そしてもう一つ、きっとみなさんの胸に去来しているだろう思いはこれではないでしょうか。
「なんで若木くるみがLOVE & PEACE?」
そう、確かにLOVE & PEACEなんてくるみちゃんからは決して出てこないテーマです。本作品は、くるみちゃんの日記の中で紹介されている企画書がもとになって発想されたものですが、ではなぜそれがくるみちゃんの目にとまったのかというと、それがあまりにもくるみちゃんの中になかったものだったから。それならやってやろうじゃないのと作家魂に火がつき、猛烈変化球でそれに応えることになったわけです。もちろんLOVEでPEACEなスピリッツを知らないわけではないものの、それと自分の人生が関わることがあるとはくるみちゃん自身も思っていなかったはず。ある日そこにロバと桃が登場するまでは。
LOVE & PEACEがLOVA & PEACHに変化したのは、単に文字面が似ていて組み合わせが面白いというだけの理由であり、ロバにも桃にも全く意味はありません。「LOVA & PEACH展」はそのロバと桃をあたかもすごく大事なキーワードのように扱ってそれにまつわる作品を展示するものです。つまり、1点1点の出来を鑑賞するのではなく、「LOVA & PEACH」などというばかげたキーワードのもとで大真面目にやっている展覧会をメタ視点から見るという作品なのです。言い換えると、展示してある作品だけでなく、1点1点の作品を「これがいいね」「これステキ」などと言って見ている私たちもろともが「LOVA & PEACH展」という作品の一部というわけです。
実際それぞれの作家作品はさすがのクオリティで展覧会の充実度をぐっとアップさせてくれたし、+zen作品は、見ている人達に「私も出品したい!」と思わせるに十分な創意工夫と手作り感あふれるものでした。そしてそれぞれがその会場の中で最もよく見える場所と方法で展示されたときの空間の仕上がり。展覧会場を作るのって本当に楽しい。作品はどれもウィットに富み、見ている私たちはつい笑顔になっていました。
そこでハッと気がついた。これがLOVE & PEACEでなくて一体なんであろう。

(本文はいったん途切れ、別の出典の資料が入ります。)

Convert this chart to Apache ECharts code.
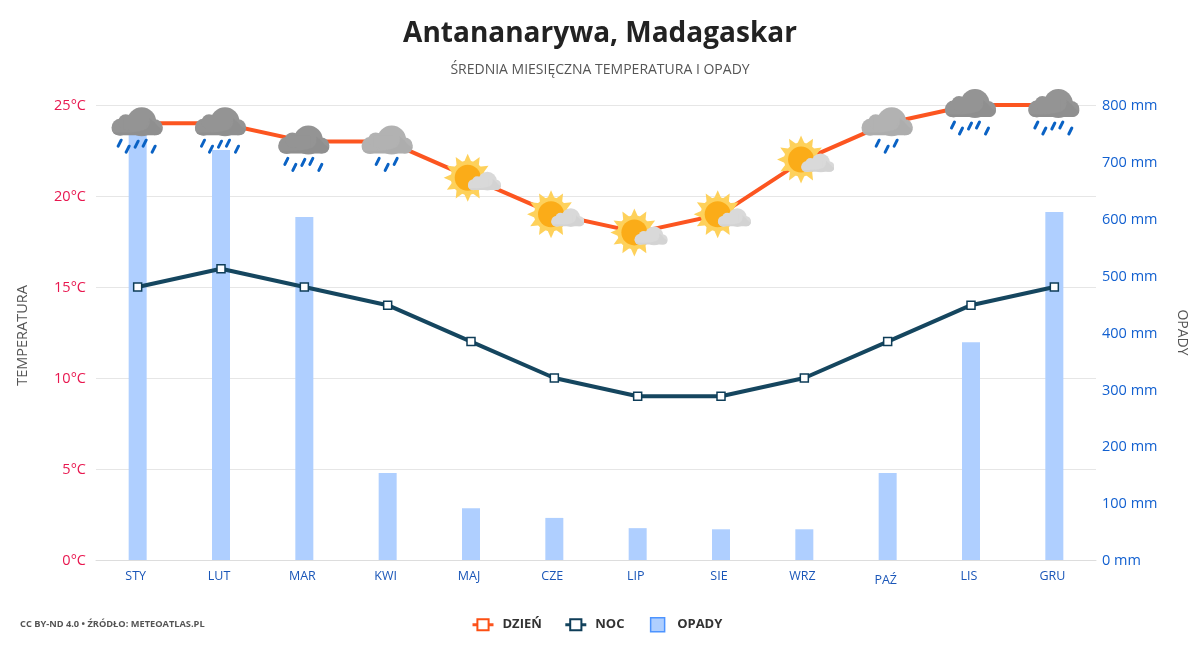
<!DOCTYPE html>
<html>
<head>
<meta charset="utf-8">
<title>Antananarywa, Madagaskar</title>
<style>
  html, body { margin: 0; padding: 0; background: #fff; }
  #main { width: 1200px; height: 650px; }
</style>
<script src="https://cdn.jsdelivr.net/npm/echarts@6/dist/echarts.min.js"></script>
</head>
<body>
<div id="main"></div>
<script>
const months = ["STY", "LUT", "MAR", "KWI", "MAJ", "CZE", "LIP", "SIE", "WRZ", "PAŹ", "LIS", "GRU"];
const tempDay = [24, 24, 23, 23, 21, 19, 18, 19, 22, 24, 25, 25];
const tempNight = [15, 16, 15, 14, 12, 10, 9, 9, 10, 12, 14, 15];
const rain = [760, 721, 603, 153, 91, 74, 56, 54, 54, 153, 383, 612];
const weather = ["rain", "rain", "rain", "shower", "sun", "sun", "sun", "sun", "sun", "shower", "rain", "rain"];

const fontName = "'Open Sans', sans-serif";

// ikony pogody rysowane jako male svg
function cloud(fill, shade) {
  return '<g fill="' + fill + '">' +
    '<rect x="4" y="17" width="51" height="13" rx="6.500"/>' +
    '<circle cx="12.500" cy="22" r="8.500"/><circle cx="18" cy="16.500" r="7.500"/>' +
    '<circle cx="34" cy="16.500" r="14.500"/><circle cx="47" cy="22" r="8"/>' +
    '<rect x="16" y="12" width="20" height="12"/></g>' +
    '<path fill="' + shade + '" d="M10 30h39c3 0 6-3 6-6-3-1-6-4-8-7l-5-4c1 5-1 9-4 11-7 3-19 4-33 3 1 2 3 3 5 3z" opacity=".1"/>';
}
function drops(list) {
  return list.map(p => '<path d="M' + (p[0] + 1.500) + ' ' + (p[1] - 3) + 'L' + (p[0] - 1.500) + ' ' + (p[1] + 3) +
    '" stroke="#0a62c4" stroke-width="3" stroke-linecap="round"/>').join("");
}
function sun() {
  let rays = "";
  for (let i = 0; i < 12; i++) {
    rays += '<path fill="#fed15b" d="M26.700 6l4 9h-8z" transform="rotate(' + (i * 30) + ' 26.700 30)"/>';
  }
  return rays + '<circle cx="26.700" cy="30" r="17" fill="#fed15b"/><circle cx="26.700" cy="30" r="13" fill="#fbac18"/>' +
    '<g transform="translate(24.400 22.700) scale(.647)">' + cloud("#d9d9d9", "#a8a8a8") + '</g>';
}
function iconUrl(kind) {
  let svg;
  if (kind === "sun") {
    svg = sun();
  } else if (kind === "rain") {
    svg = cloud("#949494", "#6f6f6f") + drops([[12, 38], [20, 44], [29, 39], [37, 38], [46, 44]]);
  } else {
    svg = cloud("#b2b2b2", "#8c8c8c") + drops([[20, 38], [29, 44], [38, 38]]);
  }
  return "image://data:image/svg+xml;charset=utf-8," + encodeURIComponent(
    '<svg xmlns="http://www.w3.org/2000/svg" width="60" height="60" viewBox="0 0 60 60">' + svg + '</svg>');
}

const myChart = echarts.init(document.getElementById("main"));
myChart.setOption({
  animation: false,
  backgroundColor: "#fff",
  textStyle: { fontFamily: fontName },
  title: {
    text: "Antananarywa, Madagaskar",
    subtext: "ŚREDNIA MIESIĘCZNA TEMPERATURA I OPADY",
    left: "center",
    top: 15,
    itemGap: 15,
    textStyle: { fontFamily: fontName, fontSize: 28, fontWeight: "bold", color: "#222" },
    subtextStyle: { fontFamily: fontName, fontSize: 14, color: "#555" }
  },
  grid: { left: 96, right: 104, top: 105, bottom: 90 },
  legend: {
    data: [
      { name: "DZIEŃ" },
      { name: "NOC" },
      { name: "OPADY", icon: "path://M0 0h10v10H0z", itemStyle: { color: "#afcfff", borderColor: "#4d94ff", borderWidth: 1.500 } }
    ],
    left: 471,
    top: 617,
    padding: 0,
    itemWidth: 21,
    itemHeight: 14,
    itemGap: 22,
    lineStyle: { width: 3 },
    formatter: name => (name === "NOC" ? name + "\u00a0" : name),
    textStyle: { fontFamily: fontName, fontSize: 13, fontWeight: "bold", color: "#333", letterSpacing: 0.5, padding: [0, 0, 0, 4] }
  },
  xAxis: {
    type: "category",
    data: months,
    axisLine: { lineStyle: { color: "#ddd", width: 1 } },
    axisTick: { length: 10, lineStyle: { color: "#ddd" } },
    axisLabel: {
      color: "#1a56b8",
      fontSize: 12.500,
      margin: 10,
      padding: [0, 4, 0, 0],
      formatter: v => (v === "PAŹ" ? "{low|" + v + "}" : v),
      rich: { low: { color: "#1a56b8", fontSize: 12.500, padding: [4, 0, 0, 0] } }
    }
  },
  yAxis: [
    {
      type: "value",
      min: 0,
      max: 25,
      interval: 5,
      name: "TEMPERATURA",
      nameLocation: "middle",
      nameGap: 66,
      nameTextStyle: { color: "#555", fontSize: 14.500, padding: [0, 6, 0, 0] },
      axisLabel: {
        margin: 10,
        formatter: v => "{t|" + v + "°C}",
        rich: { t: { color: "#e8174f", fontSize: 14.500, padding: [2, 0, 0, 0] } }
      },
      axisLine: { show: false },
      axisTick: { show: false },
      splitLine: { lineStyle: { color: "#e6e6e6" } }
    },
    {
      type: "value",
      min: 0,
      max: 800,
      interval: 100,
      name: "OPADY",
      nameLocation: "middle",
      nameGap: 79,
      nameRotate: -90,
      nameTextStyle: { color: "#555", fontSize: 14 },
      axisLabel: {
        margin: 6,
        formatter: v => "{t|" + v + " mm}",
        rich: { t: { color: "#1260d0", fontSize: 14.500, padding: [2, 0, 0, 0] } }
      },
      axisLine: { show: false },
      axisTick: { show: false },
      splitLine: { show: false }
    }
  ],
  series: [
    {
      name: "OPADY",
      type: "bar",
      yAxisIndex: 1,
      data: rain,
      barWidth: 18,
      z: 1,
      itemStyle: { color: "#afcfff" }
    },
    {
      name: "DZIEŃ",
      type: "line",
      data: tempDay,
      symbol: "rect",
      symbolSize: 8,
      z: 3,
      lineStyle: { color: "#fc5520", width: 4 },
      itemStyle: { color: "#fff", borderColor: "#fc4f13", borderWidth: 1.500 }
    },
    {
      name: "NOC",
      type: "line",
      data: tempNight,
      symbol: "rect",
      symbolSize: 8,
      z: 3,
      lineStyle: { color: "#15465f", width: 4 },
      itemStyle: { color: "#fff", borderColor: "#0e3d58", borderWidth: 1.500 }
    },
    {
      name: "ikony",
      type: "scatter",
      silent: true,
      z: 5,
      itemStyle: { opacity: 1 },
      data: tempDay.map((v, i) => ({
        value: v,
        symbol: iconUrl(weather[i]),
        symbolSize: 60,
        symbolOffset: weather[i] === "sun" ? [0, 0] : [0, 12]
      }))
    }
  ],
  graphic: [
    {
      type: "text",
      left: 20,
      top: 620,
      style: {
        text: "CC BY-ND 4.0 • ŹRÓDŁO: METEOATLAS.PL",
        fontFamily: fontName,
        fontSize: 9.250,
        fontWeight: "bold",
        fill: "#555"
      }
    }
  ]
});
</script>
</body>
</html>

ロバと桃なんて馬鹿げたキーワードの展覧会にみんなで全力で作品を作る、この行為がラブでなくてなんであろう。そもそも制作道場なんて収入に直接つながるわけでもない展覧会を夢中でやることがピース以外のなんであろう。もっと言えば、美術館が存在できるということが、ラブとピースそのものではないか。大勢で集うでもなく、タイ染めのTシャツを着るでもなく、ある夏の日にくるみちゃんの作品を見て笑いあう。
これが 私の LOVE & PEACE。
坂本善三美術館 学芸員 山下弘子
※サンクスとは、小国町にあるホームセンターで、思いもかけない品揃えと価格で日本全国の若手現代美術家から熱い注目(当館推測比)を浴びている。